** Given task **
Transcribe every line from the top down to the line with "466, 493, 521, 558, 589, 623, 657, 688, 722, 754, 783]", both ends included, but not the pictures.

** Record list **
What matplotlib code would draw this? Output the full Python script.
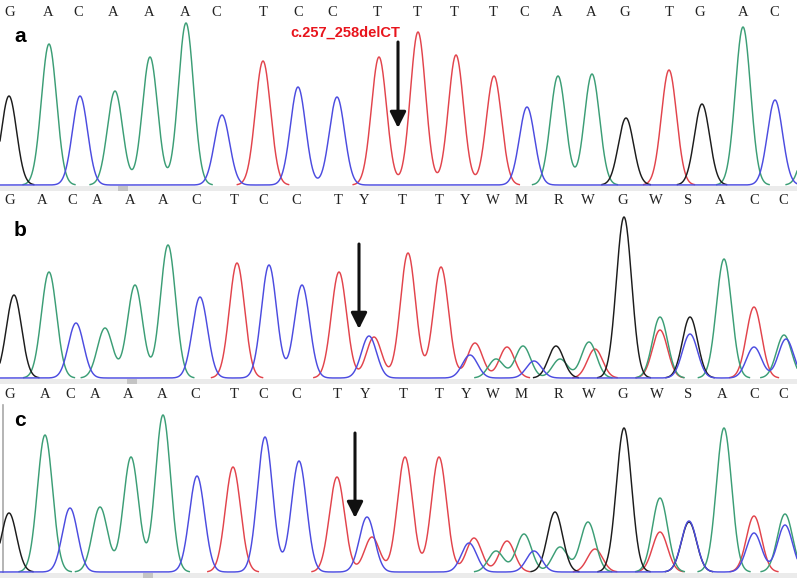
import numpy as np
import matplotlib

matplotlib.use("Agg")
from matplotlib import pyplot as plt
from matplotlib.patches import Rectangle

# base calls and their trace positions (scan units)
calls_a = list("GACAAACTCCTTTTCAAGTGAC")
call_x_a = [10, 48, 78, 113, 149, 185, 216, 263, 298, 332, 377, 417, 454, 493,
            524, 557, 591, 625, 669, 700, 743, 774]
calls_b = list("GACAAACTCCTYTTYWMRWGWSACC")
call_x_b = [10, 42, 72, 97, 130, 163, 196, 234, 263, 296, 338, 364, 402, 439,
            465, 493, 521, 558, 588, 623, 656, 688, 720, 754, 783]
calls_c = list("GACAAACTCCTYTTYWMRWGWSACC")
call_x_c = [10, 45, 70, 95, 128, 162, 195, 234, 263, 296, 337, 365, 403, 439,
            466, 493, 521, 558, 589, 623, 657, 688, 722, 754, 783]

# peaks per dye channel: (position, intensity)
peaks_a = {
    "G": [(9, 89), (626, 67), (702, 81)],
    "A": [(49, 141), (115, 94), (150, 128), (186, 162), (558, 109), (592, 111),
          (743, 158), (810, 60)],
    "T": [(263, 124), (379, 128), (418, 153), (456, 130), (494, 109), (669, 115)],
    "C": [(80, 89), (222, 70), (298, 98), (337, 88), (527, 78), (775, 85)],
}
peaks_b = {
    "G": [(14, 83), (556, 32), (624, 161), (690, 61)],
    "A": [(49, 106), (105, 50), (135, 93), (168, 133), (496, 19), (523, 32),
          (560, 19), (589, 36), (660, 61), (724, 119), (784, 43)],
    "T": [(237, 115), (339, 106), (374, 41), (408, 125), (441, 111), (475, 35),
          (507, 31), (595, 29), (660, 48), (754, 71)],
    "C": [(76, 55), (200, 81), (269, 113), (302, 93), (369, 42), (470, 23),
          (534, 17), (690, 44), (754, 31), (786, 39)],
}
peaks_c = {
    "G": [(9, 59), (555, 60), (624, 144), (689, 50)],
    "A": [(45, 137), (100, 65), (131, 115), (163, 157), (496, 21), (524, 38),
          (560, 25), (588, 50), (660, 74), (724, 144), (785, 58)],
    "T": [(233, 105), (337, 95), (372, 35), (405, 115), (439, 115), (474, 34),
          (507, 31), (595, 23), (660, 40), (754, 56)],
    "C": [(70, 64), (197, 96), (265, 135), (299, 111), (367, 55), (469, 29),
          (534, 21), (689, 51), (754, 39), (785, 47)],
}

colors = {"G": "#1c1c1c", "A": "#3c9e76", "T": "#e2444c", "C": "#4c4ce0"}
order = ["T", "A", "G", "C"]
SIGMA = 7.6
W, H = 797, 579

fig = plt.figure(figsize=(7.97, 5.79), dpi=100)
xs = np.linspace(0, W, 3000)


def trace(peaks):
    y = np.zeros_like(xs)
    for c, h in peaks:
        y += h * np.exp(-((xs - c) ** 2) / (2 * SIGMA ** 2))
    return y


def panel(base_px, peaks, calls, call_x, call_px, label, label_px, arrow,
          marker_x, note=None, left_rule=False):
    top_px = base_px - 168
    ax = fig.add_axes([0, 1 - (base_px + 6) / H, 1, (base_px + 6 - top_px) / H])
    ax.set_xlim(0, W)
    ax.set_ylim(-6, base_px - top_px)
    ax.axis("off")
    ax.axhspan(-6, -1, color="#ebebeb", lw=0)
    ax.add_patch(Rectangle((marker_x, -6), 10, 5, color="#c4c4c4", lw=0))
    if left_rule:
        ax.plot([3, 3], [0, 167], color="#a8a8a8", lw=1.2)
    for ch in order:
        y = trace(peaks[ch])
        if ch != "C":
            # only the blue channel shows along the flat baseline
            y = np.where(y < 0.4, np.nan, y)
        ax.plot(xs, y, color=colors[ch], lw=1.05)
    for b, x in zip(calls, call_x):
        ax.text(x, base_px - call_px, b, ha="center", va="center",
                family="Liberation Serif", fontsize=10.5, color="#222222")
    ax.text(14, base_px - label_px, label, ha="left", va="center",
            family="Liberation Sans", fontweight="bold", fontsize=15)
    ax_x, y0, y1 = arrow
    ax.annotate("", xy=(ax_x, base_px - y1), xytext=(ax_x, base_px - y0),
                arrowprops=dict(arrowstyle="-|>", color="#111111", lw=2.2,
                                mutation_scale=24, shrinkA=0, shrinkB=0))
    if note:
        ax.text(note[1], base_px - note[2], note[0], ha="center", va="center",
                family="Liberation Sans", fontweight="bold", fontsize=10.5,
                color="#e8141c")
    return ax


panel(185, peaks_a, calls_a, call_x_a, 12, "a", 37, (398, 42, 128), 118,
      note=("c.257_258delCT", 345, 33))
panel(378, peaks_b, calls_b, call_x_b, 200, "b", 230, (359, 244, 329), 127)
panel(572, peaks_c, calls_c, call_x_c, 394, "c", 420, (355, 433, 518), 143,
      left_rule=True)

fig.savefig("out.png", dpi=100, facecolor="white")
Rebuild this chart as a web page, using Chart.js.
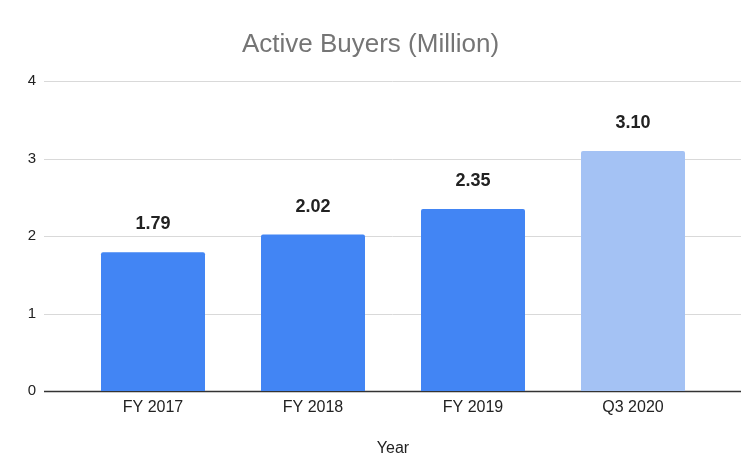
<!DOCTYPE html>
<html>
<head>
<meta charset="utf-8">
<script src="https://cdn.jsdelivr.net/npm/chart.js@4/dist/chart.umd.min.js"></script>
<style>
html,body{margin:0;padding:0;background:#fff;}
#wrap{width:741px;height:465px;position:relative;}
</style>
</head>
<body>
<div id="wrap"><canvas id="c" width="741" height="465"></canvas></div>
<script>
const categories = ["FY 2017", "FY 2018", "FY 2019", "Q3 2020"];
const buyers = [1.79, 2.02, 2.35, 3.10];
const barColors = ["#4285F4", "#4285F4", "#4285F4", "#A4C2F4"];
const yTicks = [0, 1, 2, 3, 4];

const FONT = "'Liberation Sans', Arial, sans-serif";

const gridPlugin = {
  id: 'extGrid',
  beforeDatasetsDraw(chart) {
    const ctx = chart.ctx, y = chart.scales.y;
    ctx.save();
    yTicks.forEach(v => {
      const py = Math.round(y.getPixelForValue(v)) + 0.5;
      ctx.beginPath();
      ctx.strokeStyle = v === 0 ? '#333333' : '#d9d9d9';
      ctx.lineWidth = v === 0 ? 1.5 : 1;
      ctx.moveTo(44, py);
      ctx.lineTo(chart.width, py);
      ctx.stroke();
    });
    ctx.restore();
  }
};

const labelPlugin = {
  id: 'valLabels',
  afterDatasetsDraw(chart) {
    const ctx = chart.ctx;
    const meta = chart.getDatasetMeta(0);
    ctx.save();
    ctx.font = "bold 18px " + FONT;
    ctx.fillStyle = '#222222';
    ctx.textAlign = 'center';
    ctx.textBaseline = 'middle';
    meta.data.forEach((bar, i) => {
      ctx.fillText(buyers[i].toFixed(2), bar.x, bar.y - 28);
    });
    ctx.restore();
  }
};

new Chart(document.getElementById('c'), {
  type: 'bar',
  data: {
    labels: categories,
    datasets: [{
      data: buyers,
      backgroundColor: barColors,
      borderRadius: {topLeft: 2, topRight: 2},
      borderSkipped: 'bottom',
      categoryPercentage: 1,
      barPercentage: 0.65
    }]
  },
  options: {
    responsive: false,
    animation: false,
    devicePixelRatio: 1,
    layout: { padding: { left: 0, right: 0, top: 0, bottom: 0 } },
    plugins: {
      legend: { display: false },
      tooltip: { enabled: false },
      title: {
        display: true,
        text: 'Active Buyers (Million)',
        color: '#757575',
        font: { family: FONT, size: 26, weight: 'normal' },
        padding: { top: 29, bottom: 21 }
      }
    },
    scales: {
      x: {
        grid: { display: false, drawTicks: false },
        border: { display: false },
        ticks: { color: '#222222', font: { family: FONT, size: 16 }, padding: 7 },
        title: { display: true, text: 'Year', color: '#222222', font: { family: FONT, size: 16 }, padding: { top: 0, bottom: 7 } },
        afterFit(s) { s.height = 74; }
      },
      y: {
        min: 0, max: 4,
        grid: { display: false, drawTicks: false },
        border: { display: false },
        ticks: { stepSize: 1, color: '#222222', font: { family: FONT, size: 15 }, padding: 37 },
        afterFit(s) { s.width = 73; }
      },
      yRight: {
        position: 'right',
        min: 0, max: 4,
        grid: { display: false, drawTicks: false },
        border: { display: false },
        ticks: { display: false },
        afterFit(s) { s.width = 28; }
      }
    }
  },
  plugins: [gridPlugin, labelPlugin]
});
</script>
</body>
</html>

** Answer in full **
What matplotlib code would draw this? Output the full Python script.
import numpy as np
import matplotlib

matplotlib.use("Agg")
from matplotlib import pyplot as plt
from matplotlib.patches import Rectangle

# base calls and their trace positions (scan units)
calls_a = list("GACAAACTCCTTTTCAAGTGAC")
call_x_a = [10, 48, 78, 113, 149, 185, 216, 263, 298, 332, 377, 417, 454, 493,
            524, 557, 591, 625, 669, 700, 743, 774]
calls_b = list("GACAAACTCCTYTTYWMRWGWSACC")
call_x_b = [10, 42, 72, 97, 130, 163, 196, 234, 263, 296, 338, 364, 402, 439,
            465, 493, 521, 558, 588, 623, 656, 688, 720, 754, 783]
calls_c = list("GACAAACTCCTYTTYWMRWGWSACC")
call_x_c = [10, 45, 70, 95, 128, 162, 195, 234, 263, 296, 337, 365, 403, 439,
            466, 493, 521, 558, 589, 623, 657, 688, 722, 754, 783]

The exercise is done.